| Problem description |
Transcribe the listing verbatim. Do not carry over any pictures.

::: Dataset section :::

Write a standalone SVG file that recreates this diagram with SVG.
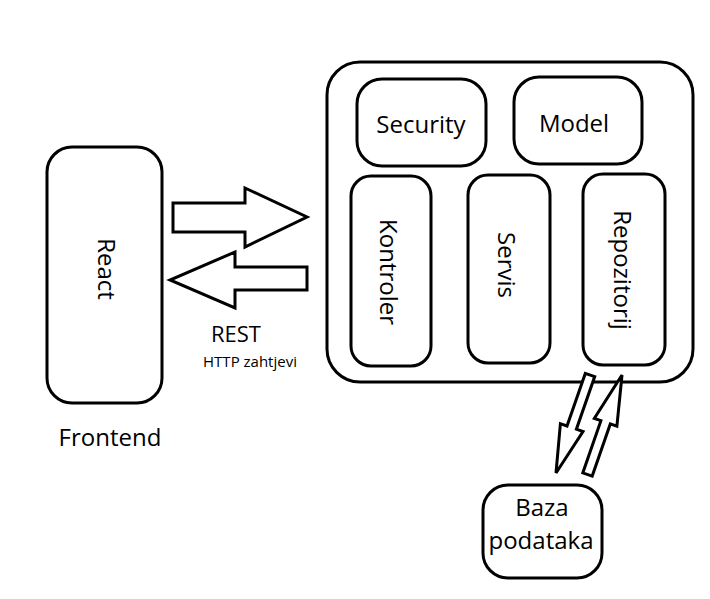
<svg xmlns="http://www.w3.org/2000/svg" width="710" height="599" viewBox="0 0 710 599">
<style>
.box{fill:#fff;stroke:#000;stroke-width:3}
.arr{fill:#fff;stroke:#000;stroke-width:3;stroke-linejoin:miter}
.t{font-family:"Open Sans","Noto Sans","DejaVu Sans",sans-serif;font-size:24px;fill:#000;text-anchor:middle;dominant-baseline:central}
.r{font-size:22px}
.s{font-size:15px}
</style>
<rect width="710" height="599" fill="#fff"/>
<g id="backend">
<rect class="box" x="327" y="62" width="366" height="320" rx="33"/>
</g>
<g id="security">
<rect class="box" x="357" y="79" width="129" height="87" rx="25"/>
<text class="t" x="421" y="123">Security</text>
</g>
<g id="model">
<rect class="box" x="514" y="77" width="128" height="87" rx="25"/>
<text class="t" x="574" y="122">Model</text>
</g>
<g id="kontroler">
<rect class="box" x="351" y="176" width="80" height="190" rx="20"/>
<text class="t" transform="translate(389 272) rotate(90)">Kontroler</text>
</g>
<g id="servis">
<rect class="box" x="468" y="175" width="82" height="188" rx="20"/>
<text class="t" transform="translate(507 265) rotate(90)">Servis</text>
</g>
<g id="repozitorij">
<rect class="box" x="583" y="174" width="82" height="191" rx="20"/>
<text class="t" transform="translate(623 270) rotate(90)">Repozitorij</text>
</g>
<g id="react">
<rect class="box" x="47" y="147" width="115" height="256" rx="25"/>
<text class="t" transform="translate(107 269) rotate(90)">React</text>
</g>
<g id="baza">
<rect class="box" x="483" y="485" width="119" height="93" rx="25"/>
<text class="t" x="542" y="506">Baza</text>
<text class="t" x="541" y="539">podataka</text>
</g>
<g id="connectors">
<polygon class="arr" points="173,203 245,203 245,188 307,217 245,247 245,232 173,232"/>
<polygon class="arr" points="307,267 235,267 235,252 170,280 235,308 235,290 307,290"/>
<polygon class="arr" points="585.3,373.4 594.7,376.6 576.4,429.2 583,431.5 556,473 560.4,423.7 567,426"/>
<polygon class="arr" points="582.8,472.9 592.2,476.1 610.3,423.9 616.9,426.2 622,375 594.3,418.4 600.9,420.7"/>
</g>
<g id="labels">
<text class="t r" x="236" y="333">REST</text>
<text class="t s" x="250" y="361">HTTP zahtjevi</text>
<text class="t" x="110" y="436">Frontend</text>
</g>
</svg>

:::

| Correct result |
Write a standalone SVG file that recreates this diagram with SVG.
<svg xmlns="http://www.w3.org/2000/svg" width="710" height="599" viewBox="0 0 710 599">
<style>
.box{fill:#fff;stroke:#000;stroke-width:3}
.arr{fill:#fff;stroke:#000;stroke-width:3;stroke-linejoin:miter}
.t{font-family:"Open Sans","Noto Sans","DejaVu Sans",sans-serif;font-size:24px;fill:#000;text-anchor:middle;dominant-baseline:central}
.r{font-size:22px}
.s{font-size:15px}
</style>
<rect width="710" height="599" fill="#fff"/>
<g id="backend">
<rect class="box" x="327" y="62" width="366" height="320" rx="33"/>
</g>
<g id="security">
<rect class="box" x="357" y="79" width="129" height="87" rx="25"/>
<text class="t" x="421" y="123">Security</text>
</g>
<g id="model">
<rect class="box" x="514" y="77" width="128" height="87" rx="25"/>
<text class="t" x="574" y="122">Model</text>
</g>
<g id="kontroler">
<rect class="box" x="351" y="176" width="80" height="190" rx="20"/>
<text class="t" transform="translate(389 272) rotate(90)">Kontroler</text>
</g>
<g id="servis">
<rect class="box" x="468" y="175" width="82" height="188" rx="20"/>
<text class="t" transform="translate(507 265) rotate(90)">Servis</text>
</g>
<g id="repozitorij">
<rect class="box" x="583" y="174" width="82" height="191" rx="20"/>
<text class="t" transform="translate(623 270) rotate(90)">Repozitorij</text>
</g>
<g id="react">
<rect class="box" x="47" y="147" width="115" height="256" rx="25"/>
<text class="t" transform="translate(107 269) rotate(90)">React</text>
</g>
<g id="baza">
<rect class="box" x="483" y="485" width="119" height="93" rx="25"/>
<text class="t" x="542" y="506">Baza</text>
<text class="t" x="541" y="539">podataka</text>
</g>
<g id="connectors">
<polygon class="arr" points="173,203 245,203 245,188 307,217 245,247 245,232 173,232"/>
<polygon class="arr" points="307,267 235,267 235,252 170,280 235,308 235,290 307,290"/>
<polygon class="arr" points="585.3,373.4 594.7,376.6 576.4,429.2 583,431.5 556,473 560.4,423.7 567,426"/>
<polygon class="arr" points="582.8,472.9 592.2,476.1 610.3,423.9 616.9,426.2 622,375 594.3,418.4 600.9,420.7"/>
</g>
<g id="labels">
<text class="t r" x="236" y="333">REST</text>
<text class="t s" x="250" y="361">HTTP zahtjevi</text>
<text class="t" x="110" y="436">Frontend</text>
</g>
</svg>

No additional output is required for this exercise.